There are certainly many questions around whether LIBOR remains an appropriate and useful benchmark, not least due to the greater vulnerability to manipulation inherent in any scenario where market participants rely on reference rates that do not have active underlying markets, and the overall drop in banks funding themselves through term wholesale unsecured money markets.

What are the alternatives?

The transition away from LIBOR would take time, potentially several years, due to the risks involved for market participants that heavily depend on LIBOR and the difficulties in amending contractual terms across all legacy contract holders. However, there has already been some discussion around preferred alternative reference rates:

  • The Risk Free Rate Working Group in the UK proposed SONIA;
  • The Alternative Reference Rates Committed in the UK selected a broad Treasuries repo rate as an alternative;
  • The euro’s EONIA, Swiss SARON and Japan’s TONAR all benefit from being anchored in overnight markets.

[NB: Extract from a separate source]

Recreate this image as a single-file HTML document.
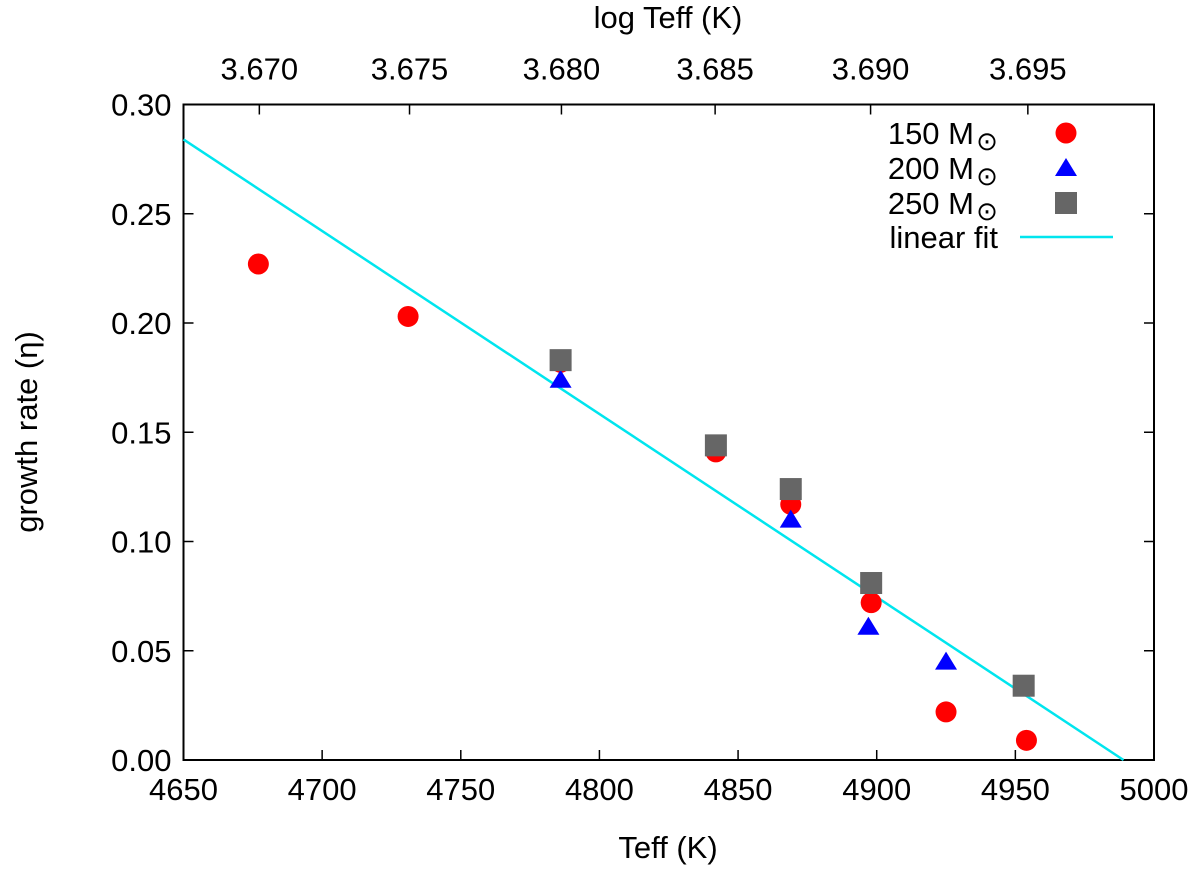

Panel banks have agreed voluntarily to sustain LIBOR until 2021, which gives enough time for market participants to develop transition plans. Post-2021, the continuation of LIBOR would not be guaranteed by the FCA and would rely on the willingness of the benchmark’s administrator and the panel banks. The fate of legacy contracts still referencing LIBOR by the end of 2021 depends on the actions of panel banks and the contingency plans put in place by users should LIBOR cease publication. The FCA believes markets cannot rely on LIBOR indefinitely, and is keen for work to begin in earnest on planning transition to alternative reference rates to ensure smooth execution.